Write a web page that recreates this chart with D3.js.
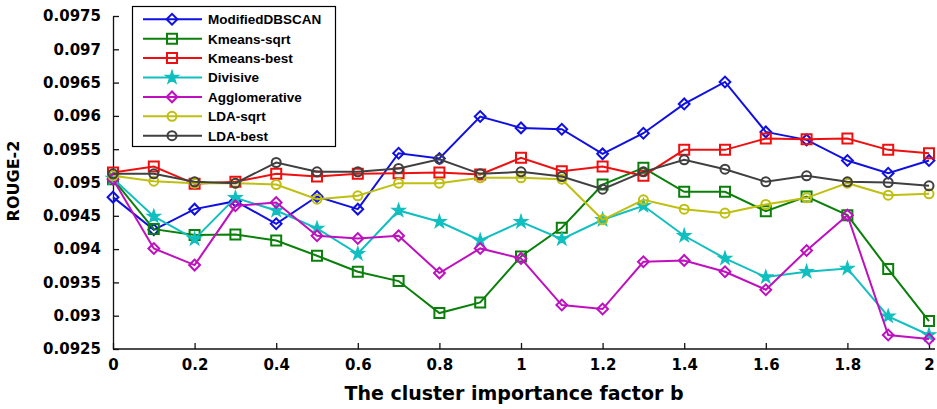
<!DOCTYPE html>
<html>
<head>
<meta charset="utf-8">
<script src="https://cdn.jsdelivr.net/npm/d3@7"></script>
<style>
  body { margin: 0; background: #fff; }
  svg { display: block; }
</style>
</head>
<body>
<div id="chart"></div>
<script>
// x positions (cluster importance factor b)
var factorB = [0, 0.1, 0.2, 0.3, 0.4, 0.5, 0.6, 0.7, 0.8, 0.9, 1.0, 1.1, 1.2, 1.3, 1.4, 1.5, 1.6, 1.7, 1.8, 1.9, 2.0];

// ROUGE-2 values
var modifiedDBSCAN = [0.09478, 0.09429, 0.09460, 0.09472, 0.09438, 0.09479, 0.09460, 0.09544, 0.09536, 0.09599, 0.09582, 0.09580, 0.09543, 0.09574, 0.09618, 0.09651, 0.09576, 0.09564, 0.09533, 0.09514, 0.09533];
var kmeansSqrt = [0.09505, 0.09430, 0.09421, 0.09422, 0.09413, 0.09390, 0.09366, 0.09352, 0.09304, 0.09320, 0.09389, 0.09432, 0.09497, 0.09522, 0.09486, 0.09486, 0.09457, 0.09479, 0.09451, 0.09370, 0.09292];
var kmeansBest = [0.09515, 0.09524, 0.09498, 0.09501, 0.09513, 0.09509, 0.09513, 0.09514, 0.09515, 0.09512, 0.09537, 0.09517, 0.09524, 0.09510, 0.09549, 0.09549, 0.09566, 0.09565, 0.09566, 0.09549, 0.09544];
var divisive = [0.09506, 0.09449, 0.09415, 0.09477, 0.09458, 0.09431, 0.09393, 0.09458, 0.09441, 0.09413, 0.09441, 0.09415, 0.09444, 0.09465, 0.09420, 0.09386, 0.09358, 0.09366, 0.09371, 0.09299, 0.09271];
var agglomerative = [0.09505, 0.09401, 0.09376, 0.09465, 0.09470, 0.09420, 0.09416, 0.09420, 0.09364, 0.09401, 0.09386, 0.09316, 0.09310, 0.09381, 0.09383, 0.09366, 0.09339, 0.09398, 0.09451, 0.09271, 0.09265];
var ldaSqrt = [0.09510, 0.09502, 0.09499, 0.09499, 0.09497, 0.09475, 0.09480, 0.09499, 0.09499, 0.09507, 0.09507, 0.09505, 0.09444, 0.09474, 0.09460, 0.09454, 0.09467, 0.09477, 0.09499, 0.09481, 0.09483];
var ldaBest = [0.09513, 0.09513, 0.09501, 0.09499, 0.09530, 0.09516, 0.09516, 0.09521, 0.09535, 0.09513, 0.09516, 0.09509, 0.09490, 0.09516, 0.09534, 0.09520, 0.09501, 0.09510, 0.09501, 0.09500, 0.09495];

var seriesNames = ['ModifiedDBSCAN', 'Kmeans-sqrt', 'Kmeans-best', 'Divisive', 'Agglomerative', 'LDA-sqrt', 'LDA-best'];
var seriesValues = [modifiedDBSCAN, kmeansSqrt, kmeansBest, divisive, agglomerative, ldaSqrt, ldaBest];

// tick labels
var xTicks = [0, 0.2, 0.4, 0.6, 0.8, 1, 1.2, 1.4, 1.6, 1.8, 2];
var yTicks = [0.0925, 0.093, 0.0935, 0.094, 0.0945, 0.095, 0.0955, 0.096, 0.0965, 0.097, 0.0975];

//Styling per series
var colors = ['#1010e0', '#0a800a', '#ee1010', '#10bfbf', '#bf10bf', '#bfbf10', '#404040'];
var markers = ['diamond', 'square', 'square', 'star', 'diamond', 'circle', 'circle'];

var width = 937,
  height = 409;

var x = d3.scaleLinear().domain([0, 2]).range([113, 929]);
var y = d3.scaleLinear().domain([0.0925, 0.0975]).range([349, 16]);

var svg = d3.select('#chart')
  .append('svg')
  .attr('width', width)
  .attr('height', height);

//Marker drawing helper
function drawMarker(g, type, color) {
  if (type == 'diamond') {
    g.append('path')
      .attr('d', d3.symbol().type(d3.symbolSquare).size(58)())
      .attr('transform', 'rotate(45)')
      .attr('fill', 'none')
      .attr('stroke', color)
      .attr('stroke-width', 2);
  } else if (type == 'square') {
    g.append('path')
      .attr('d', d3.symbol().type(d3.symbolSquare).size(100)())
      .attr('fill', 'none')
      .attr('stroke', color)
      .attr('stroke-width', 2);
  } else if (type == 'circle') {
    g.append('path')
      .attr('d', d3.symbol().type(d3.symbolCircle).size(64)())
      .attr('fill', 'none')
      .attr('stroke', color)
      .attr('stroke-width', 2);
  } else if (type == 'star') {
    g.append('path')
      .attr('d', d3.symbol().type(d3.symbolStar).size(55)())
      .attr('fill', color)
      .attr('stroke', color)
      .attr('stroke-width', 1.2);
  }
}

//Axes
var xAxis = d3.axisBottom(x).tickValues(xTicks).tickSizeInner(-6).tickSizeOuter(0).tickPadding(10)
  .tickFormat(function(d) { return d3.format('')(d); });
var yAxis = d3.axisLeft(y).tickValues(yTicks).tickSizeInner(-6).tickSizeOuter(0).tickPadding(12)
  .tickFormat(function(d) { return +d.toFixed(4); });

var gx = svg.append('g').attr('transform', 'translate(0,349)').call(xAxis);
var gy = svg.append('g').attr('transform', 'translate(113,0)').call(yAxis);

[gx, gy].forEach(function(g) {
  g.select('.domain').attr('stroke', '#111').attr('stroke-width', 1.3);
  g.selectAll('.tick line').attr('stroke', '#111').attr('stroke-width', 1.3);
  g.selectAll('.tick text')
    .attr('fill', '#000')
    .style('font-family', '"DejaVu Sans", sans-serif')
    .style('font-weight', 'bold')
    .style('font-size', '15px');
});
gx.select('.domain').attr('d', 'M113,0H935');

//Axis titles
svg.append('text')
  .attr('x', 514)
  .attr('y', 400)
  .attr('text-anchor', 'middle')
  .style('font-family', '"DejaVu Sans", sans-serif')
  .style('font-weight', 'bold')
  .style('font-size', '19px')
  .text('The cluster importance factor b');

svg.append('text')
  .attr('transform', 'translate(19,181) rotate(-90)')
  .attr('text-anchor', 'middle')
  .style('font-family', '"DejaVu Sans", sans-serif')
  .style('font-weight', 'bold')
  .style('font-size', '16px')
  .text('ROUGE-2');

//Lines and markers
var line = d3.line()
  .x(function(d, i) { return x(factorB[i]); })
  .y(function(d) { return y(d); });

seriesValues.forEach(function(vals, s) {
  svg.append('path')
    .datum(vals)
    .attr('d', line)
    .attr('fill', 'none')
    .attr('stroke', colors[s])
    .attr('stroke-width', 2);

  vals.forEach(function(v, i) {
    var g = svg.append('g').attr('transform', 'translate(' + x(factorB[i]) + ',' + y(v) + ')');
    drawMarker(g, markers[s], colors[s]);
  });
});

//Legend
var legend = svg.append('g');
legend.append('rect')
  .attr('x', 132.5)
  .attr('y', 6.5)
  .attr('width', 203)
  .attr('height', 140)
  .attr('fill', '#fff')
  .attr('stroke', '#000')
  .attr('stroke-width', 1.2);

seriesNames.forEach(function(name, s) {
  var ly = 19.3 + s * 19.4;
  legend.append('line')
    .attr('x1', 143).attr('x2', 202)
    .attr('y1', ly).attr('y2', ly)
    .attr('stroke', colors[s])
    .attr('stroke-width', 2);
  var g = legend.append('g').attr('transform', 'translate(172,' + ly + ')');
  drawMarker(g, markers[s], colors[s]);
  legend.append('text')
    .attr('x', 208)
    .attr('y', ly)
    .attr('dy', '0.36em')
    .style('font-family', '"Liberation Sans", Arial, sans-serif')
    .style('font-weight', 'bold')
    .style('font-size', '13.5px')
    .text(name);
});
</script>
</body>
</html>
★ ★ ★ ★
Problem description>
Copy nothing but the lines from the top of the data down to the line containing "1.8, 1.9, 2.0];", and leave the pictures out.

Task result>
Write a web page that recreates this chart with D3.js.
<!DOCTYPE html>
<html>
<head>
<meta charset="utf-8">
<script src="https://cdn.jsdelivr.net/npm/d3@7"></script>
<style>
  body { margin: 0; background: #fff; }
  svg { display: block; }
</style>
</head>
<body>
<div id="chart"></div>
<script>
// x positions (cluster importance factor b)
var factorB = [0, 0.1, 0.2, 0.3, 0.4, 0.5, 0.6, 0.7, 0.8, 0.9, 1.0, 1.1, 1.2, 1.3, 1.4, 1.5, 1.6, 1.7, 1.8, 1.9, 2.0];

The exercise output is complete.